> **DATA BLOCK**:
+===+
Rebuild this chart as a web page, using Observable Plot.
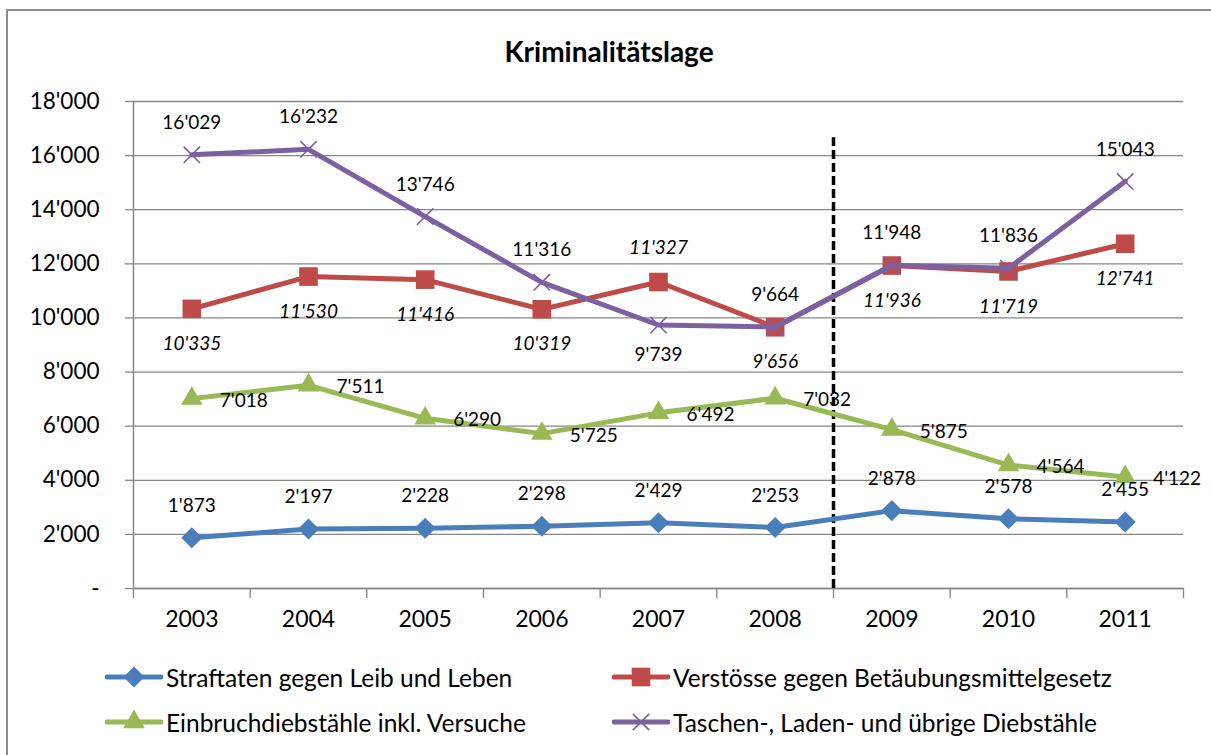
<!DOCTYPE html>
<html>
<head>
<meta charset="utf-8">
<script src="https://cdn.jsdelivr.net/npm/d3@7"></script>
<script src="https://cdn.jsdelivr.net/npm/@observablehq/plot@0.6"></script>
<style>
  html, body { margin: 0; padding: 0; overflow: hidden; background: #fff; }
  body { width: 1211px; height: 755px; position: relative; font-family: Lato, "Noto Sans", sans-serif; }
  #frame { position: absolute; left: 6px; top: 9px; width: 3000px; height: 2000px; border-left: 2px solid #8c8c8c; border-top: 2px solid #8c8c8c; box-sizing: border-box; }
  #title { position: absolute; left: 0; top: 0; width: 1218px; height: 70px; text-align: center; line-height: 102px; font-weight: bold; font-size: 28px; color: #000; }
  #chart { position: absolute; left: 0; top: 70px; }
  #legend { position: absolute; left: 0; top: 650px; width: 1211px; height: 100px; }
  .item { position: absolute; display: flex; align-items: center; font-size: 24.5px; color: #000; white-space: nowrap; }
  .item svg { display: block; margin-right: 3px; }
</style>
</head>
<body>
<div id="frame"></div>
<div id="title">Kriminalitätslage</div>
<div id="chart"></div>
<div id="legend"></div>
<script>
// ---- data ----
const years = [2003, 2004, 2005, 2006, 2007, 2008, 2009, 2010, 2011];
const seriesNames = [
  "Straftaten gegen Leib und Leben",
  "Verstösse gegen Betäubungsmittelgesetz",
  "Einbruchdiebstähle inkl. Versuche",
  "Taschen-, Laden- und übrige Diebstähle"
];
const leibUndLeben   = [1873, 2197, 2228, 2298, 2429, 2253, 2878, 2578, 2455];
const betaeubung     = [10335, 11530, 11416, 10319, 11327, 9656, 11936, 11719, 12741];
const einbruch       = [7018, 7511, 6290, 5725, 6492, 7032, 5875, 4564, 4122];
const taschenLaden   = [16029, 16232, 13746, 11316, 9739, 9664, 11948, 11836, 15043];
const yTicks = [0, 2000, 4000, 6000, 8000, 10000, 12000, 14000, 16000, 18000];
const yearBoundaries = [2002.5, 2003.5, 2004.5, 2005.5, 2006.5, 2007.5, 2008.5, 2009.5, 2010.5, 2011.5];
const dividerYear = 2008.5;      // change of statistics
const dividerTop = 17100;
const redLabelAbove = [2007];
const purpleLabelBelow = [2007];

const colors = ["#4A7EBB", "#BE4B48", "#98B954", "#7D60A0"];
const symbols = ["diamond2", "square", "triangle", "times"];
const valuesBySeries = [leibUndLeben, betaeubung, einbruch, taschenLaden];

const rows = [];
valuesBySeries.forEach((vals, i) => vals.forEach((v, j) => rows.push({series: seriesNames[i], idx: i, year: years[j], value: v})));

const loc = d3.formatLocale({decimal: ".", thousands: "'", grouping: [3], currency: ["", ""]});
const fmt = loc.format(",d");
const yFmt = d => d === 0 ? "-" : fmt(d);

const font = "Lato, 'Noto Sans', sans-serif";
const bySeries = i => rows.filter(r => r.idx === i);

const marks = [
  Plot.gridY(yTicks, {stroke: "#868686", strokeOpacity: 1, strokeWidth: 1.3}),
  Plot.axisY(yTicks, {tickFormat: yFmt, tickSize: 8, tickPadding: 26, stroke: "#868686", strokeWidth: 1.3, fontSize: 22.5, fill: "#000", label: null}),
  Plot.axisX(years, {tickFormat: d => String(d), tickSize: 0, tickPadding: 22, fontSize: 23, fill: "#000", label: null}),
  Plot.axisX(yearBoundaries, {tickFormat: () => "", tickSize: 10, stroke: "#868686", strokeWidth: 1.3, label: null}),
  Plot.ruleX([yearBoundaries[0]], {stroke: "#868686", strokeWidth: 1.5}),
  Plot.ruleY([0], {stroke: "#868686", strokeWidth: 1.5}),
  Plot.ruleX([dividerYear], {y1: 0, y2: dividerTop, stroke: "#000", strokeWidth: 3.5, strokeDasharray: "9,4", insetBottom: -12})
];

const dotR = [9.5, 10.5, 8, 7.5];
valuesBySeries.forEach((_, i) => {
  marks.push(Plot.line(bySeries(i), {x: "year", y: "value", stroke: colors[i], strokeWidth: 5, strokeLinejoin: "round"}));
  if (symbols[i] === "times") {
    marks.push(Plot.dot(bySeries(i), {x: "year", y: "value", symbol: "times", r: dotR[i], stroke: colors[i], strokeWidth: 1.6, fill: "none"}));
  } else {
    marks.push(Plot.dot(bySeries(i), {x: "year", y: "value", symbol: symbols[i], r: dotR[i], fill: colors[i], stroke: "none"}));
  }
});

const txt = {text: d => fmt(d.value), x: "year", y: "value", fill: "#000", fontSize: 19, fontFamily: font};
// blue: above
marks.push(Plot.text(bySeries(0), {...txt, dy: -32}));
// red: italic, below (except some above)
marks.push(Plot.text(bySeries(1).filter(d => !redLabelAbove.includes(d.year)), {...txt, dy: 35, fontStyle: "italic"}));
marks.push(Plot.text(bySeries(1).filter(d => redLabelAbove.includes(d.year)), {...txt, dy: -34, fontStyle: "italic"}));
// green: right
marks.push(Plot.text(bySeries(2), {...txt, dx: 28, dy: 2, textAnchor: "start"}));
// purple: above (except some below)
marks.push(Plot.text(bySeries(3).filter(d => !purpleLabelBelow.includes(d.year)), {...txt, dy: -32}));
marks.push(Plot.text(bySeries(3).filter(d => purpleLabelBelow.includes(d.year)), {...txt, dy: 30}));

const chart = Plot.plot({
  width: 1211,
  height: 575,
  marginLeft: 133,
  marginRight: 28,
  marginTop: 31,
  marginBottom: 57,
  style: {fontFamily: font, background: "transparent", overflow: "visible"},
  x: {type: "linear", domain: [2002.5, 2011.5], axis: null},
  y: {domain: [0, 18000], axis: null},
  marks
});
document.getElementById("chart").appendChild(chart);

// ---- legend ----
const legend = d3.select("#legend");
const legendPos = [[105, 27], [612, 27], [105, 72], [612, 72]];
seriesNames.forEach((name, i) => {
  const item = legend.append("div").attr("class", "item")
    .style("left", legendPos[i][0] + "px").style("top", (legendPos[i][1] - 15) + "px").style("height", "30px");
  const svg = item.append("svg").attr("width", 58).attr("height", 30);
  svg.append("line").attr("x1", 2).attr("x2", 56).attr("y1", 15).attr("y2", 15)
    .attr("stroke", colors[i]).attr("stroke-width", 5).attr("stroke-linecap", "round");
  const symMap = {diamond2: d3.symbolDiamond2, square: d3.symbolSquare, triangle: d3.symbolTriangle, times: d3.symbolTimes};
  const size = Math.PI * dotR[i] * dotR[i];
  const p = svg.append("path").attr("transform", "translate(29,15)").attr("d", d3.symbol(symMap[symbols[i]], size)());
  if (symbols[i] === "times") p.attr("fill", "none").attr("stroke", colors[i]).attr("stroke-width", 1.6);
  else p.attr("fill", colors[i]);
  item.append("span").text(name);
});
</script>
</body>
</html>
+===+
> **YOUR INSTRUCTIONS**: Copy the data exactly. Any picture it contains is to be omitted.

> **SOLVED PROBLEM**:
Rebuild this chart as a web page, using Observable Plot.
<!DOCTYPE html>
<html>
<head>
<meta charset="utf-8">
<script src="https://cdn.jsdelivr.net/npm/d3@7"></script>
<script src="https://cdn.jsdelivr.net/npm/@observablehq/plot@0.6"></script>
<style>
  html, body { margin: 0; padding: 0; overflow: hidden; background: #fff; }
  body { width: 1211px; height: 755px; position: relative; font-family: Lato, "Noto Sans", sans-serif; }
  #frame { position: absolute; left: 6px; top: 9px; width: 3000px; height: 2000px; border-left: 2px solid #8c8c8c; border-top: 2px solid #8c8c8c; box-sizing: border-box; }
  #title { position: absolute; left: 0; top: 0; width: 1218px; height: 70px; text-align: center; line-height: 102px; font-weight: bold; font-size: 28px; color: #000; }
  #chart { position: absolute; left: 0; top: 70px; }
  #legend { position: absolute; left: 0; top: 650px; width: 1211px; height: 100px; }
  .item { position: absolute; display: flex; align-items: center; font-size: 24.5px; color: #000; white-space: nowrap; }
  .item svg { display: block; margin-right: 3px; }
</style>
</head>
<body>
<div id="frame"></div>
<div id="title">Kriminalitätslage</div>
<div id="chart"></div>
<div id="legend"></div>
<script>
// ---- data ----
const years = [2003, 2004, 2005, 2006, 2007, 2008, 2009, 2010, 2011];
const seriesNames = [
  "Straftaten gegen Leib und Leben",
  "Verstösse gegen Betäubungsmittelgesetz",
  "Einbruchdiebstähle inkl. Versuche",
  "Taschen-, Laden- und übrige Diebstähle"
];
const leibUndLeben   = [1873, 2197, 2228, 2298, 2429, 2253, 2878, 2578, 2455];
const betaeubung     = [10335, 11530, 11416, 10319, 11327, 9656, 11936, 11719, 12741];
const einbruch       = [7018, 7511, 6290, 5725, 6492, 7032, 5875, 4564, 4122];
const taschenLaden   = [16029, 16232, 13746, 11316, 9739, 9664, 11948, 11836, 15043];
const yTicks = [0, 2000, 4000, 6000, 8000, 10000, 12000, 14000, 16000, 18000];
const yearBoundaries = [2002.5, 2003.5, 2004.5, 2005.5, 2006.5, 2007.5, 2008.5, 2009.5, 2010.5, 2011.5];
const dividerYear = 2008.5;      // change of statistics
const dividerTop = 17100;
const redLabelAbove = [2007];
const purpleLabelBelow = [2007];

const colors = ["#4A7EBB", "#BE4B48", "#98B954", "#7D60A0"];
const symbols = ["diamond2", "square", "triangle", "times"];
const valuesBySeries = [leibUndLeben, betaeubung, einbruch, taschenLaden];

const rows = [];
valuesBySeries.forEach((vals, i) => vals.forEach((v, j) => rows.push({series: seriesNames[i], idx: i, year: years[j], value: v})));

const loc = d3.formatLocale({decimal: ".", thousands: "'", grouping: [3], currency: ["", ""]});
const fmt = loc.format(",d");
const yFmt = d => d === 0 ? "-" : fmt(d);

const font = "Lato, 'Noto Sans', sans-serif";
const bySeries = i => rows.filter(r => r.idx === i);

const marks = [
  Plot.gridY(yTicks, {stroke: "#868686", strokeOpacity: 1, strokeWidth: 1.3}),
  Plot.axisY(yTicks, {tickFormat: yFmt, tickSize: 8, tickPadding: 26, stroke: "#868686", strokeWidth: 1.3, fontSize: 22.5, fill: "#000", label: null}),
  Plot.axisX(years, {tickFormat: d => String(d), tickSize: 0, tickPadding: 22, fontSize: 23, fill: "#000", label: null}),
  Plot.axisX(yearBoundaries, {tickFormat: () => "", tickSize: 10, stroke: "#868686", strokeWidth: 1.3, label: null}),
  Plot.ruleX([yearBoundaries[0]], {stroke: "#868686", strokeWidth: 1.5}),
  Plot.ruleY([0], {stroke: "#868686", strokeWidth: 1.5}),
  Plot.ruleX([dividerYear], {y1: 0, y2: dividerTop, stroke: "#000", strokeWidth: 3.5, strokeDasharray: "9,4", insetBottom: -12})
];

const dotR = [9.5, 10.5, 8, 7.5];
valuesBySeries.forEach((_, i) => {
  marks.push(Plot.line(bySeries(i), {x: "year", y: "value", stroke: colors[i], strokeWidth: 5, strokeLinejoin: "round"}));
  if (symbols[i] === "times") {
    marks.push(Plot.dot(bySeries(i), {x: "year", y: "value", symbol: "times", r: dotR[i], stroke: colors[i], strokeWidth: 1.6, fill: "none"}));
  } else {
    marks.push(Plot.dot(bySeries(i), {x: "year", y: "value", symbol: symbols[i], r: dotR[i], fill: colors[i], stroke: "none"}));
  }
});

const txt = {text: d => fmt(d.value), x: "year", y: "value", fill: "#000", fontSize: 19, fontFamily: font};
// blue: above
marks.push(Plot.text(bySeries(0), {...txt, dy: -32}));
// red: italic, below (except some above)
marks.push(Plot.text(bySeries(1).filter(d => !redLabelAbove.includes(d.year)), {...txt, dy: 35, fontStyle: "italic"}));
marks.push(Plot.text(bySeries(1).filter(d => redLabelAbove.includes(d.year)), {...txt, dy: -34, fontStyle: "italic"}));
// green: right
marks.push(Plot.text(bySeries(2), {...txt, dx: 28, dy: 2, textAnchor: "start"}));
// purple: above (except some below)
marks.push(Plot.text(bySeries(3).filter(d => !purpleLabelBelow.includes(d.year)), {...txt, dy: -32}));
marks.push(Plot.text(bySeries(3).filter(d => purpleLabelBelow.includes(d.year)), {...txt, dy: 30}));

const chart = Plot.plot({
  width: 1211,
  height: 575,
  marginLeft: 133,
  marginRight: 28,
  marginTop: 31,
  marginBottom: 57,
  style: {fontFamily: font, background: "transparent", overflow: "visible"},
  x: {type: "linear", domain: [2002.5, 2011.5], axis: null},
  y: {domain: [0, 18000], axis: null},
  marks
});
document.getElementById("chart").appendChild(chart);

// ---- legend ----
const legend = d3.select("#legend");
const legendPos = [[105, 27], [612, 27], [105, 72], [612, 72]];
seriesNames.forEach((name, i) => {
  const item = legend.append("div").attr("class", "item")
    .style("left", legendPos[i][0] + "px").style("top", (legendPos[i][1] - 15) + "px").style("height", "30px");
  const svg = item.append("svg").attr("width", 58).attr("height", 30);
  svg.append("line").attr("x1", 2).attr("x2", 56).attr("y1", 15).attr("y2", 15)
    .attr("stroke", colors[i]).attr("stroke-width", 5).attr("stroke-linecap", "round");
  const symMap = {diamond2: d3.symbolDiamond2, square: d3.symbolSquare, triangle: d3.symbolTriangle, times: d3.symbolTimes};
  const size = Math.PI * dotR[i] * dotR[i];
  const p = svg.append("path").attr("transform", "translate(29,15)").attr("d", d3.symbol(symMap[symbols[i]], size)());
  if (symbols[i] === "times") p.attr("fill", "none").attr("stroke", colors[i]).attr("stroke-width", 1.6);
  else p.attr("fill", colors[i]);
  item.append("span").text(name);
});
</script>
</body>
</html>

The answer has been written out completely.